How does crossing two 3d vectors produce a third one that is perpendicular to both?

Question

Can someone help me understand the cross product a little better, for me it makes more sense for the new vector to be somewhere between the original vectors and closer to the bigger one but that would be just adding to one another right? how does crossing say for example vector $\vec A \times \vec B =\begin{bmatrix} 1 \\ 0 \\ 0 \\\end{bmatrix} \times \begin{bmatrix} 0 \\ 1 \\ 0 \\ \end{bmatrix} = \begin{bmatrix} 0 \\ 0 \\ 1 \\\end{bmatrix}= \vec C$?

Answer 1

The cross product can be defined using a determinant $$ \vec{A}\times\vec{B} = \left|\begin{array}{ccc} \hat{i} & \hat{j} & \hat {k} \\ A_1 & A_2 & A_3 \\ B_1 & B_2 & B_3\end{array}\right| $$ So, when dot this result with $\vec{C}$ you get the same as replacing $\hat{i}$ with $C_1$, etc.

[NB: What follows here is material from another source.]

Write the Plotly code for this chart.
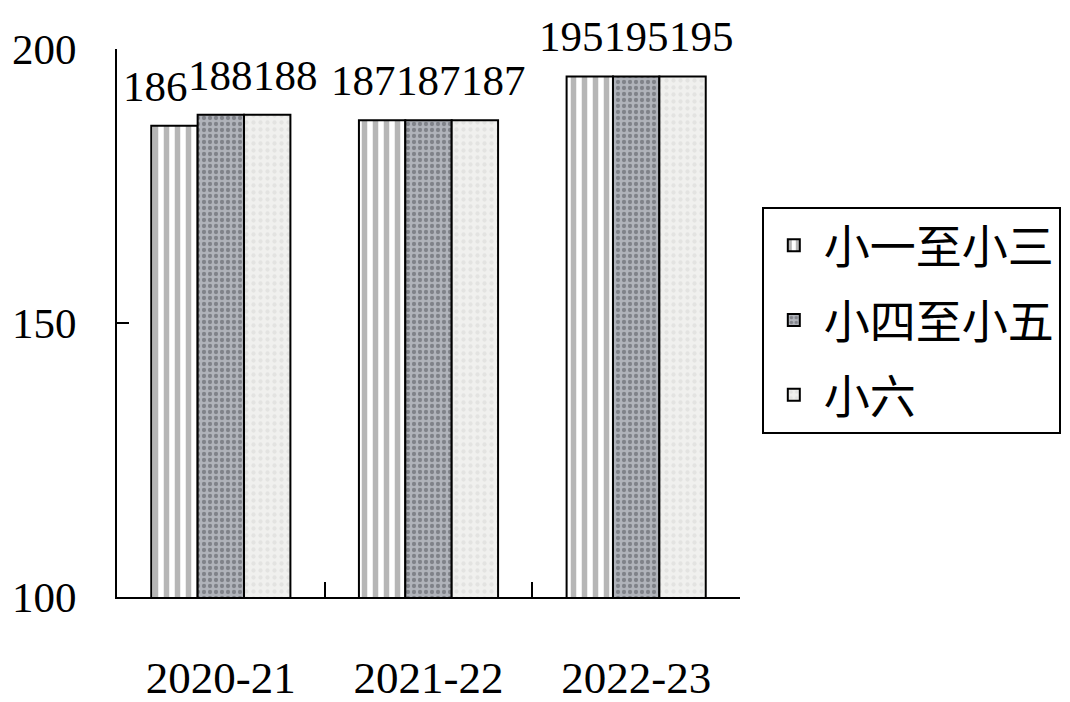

That means, $$ (\vec{A}\times\vec{B})\cdot\vec{C}=\mbox{det}(\vec{C},\vec{A},\vec{B}), $$ where the notation on the right is the determinant whose first row is $\vec{C}$, whose second row is $\vec{A}$ and whose third row is $\vec{B}$. And you know that determinants of matrices with two identical rows are $0$. That gives you $$ (\vec{A}\times\vec{B})\cdot \vec{A}=0\\ (\vec{A}\times\vec{B})\cdot \vec{B}=0. $$ In other words, the cross product is orthogonal to the original two vectors.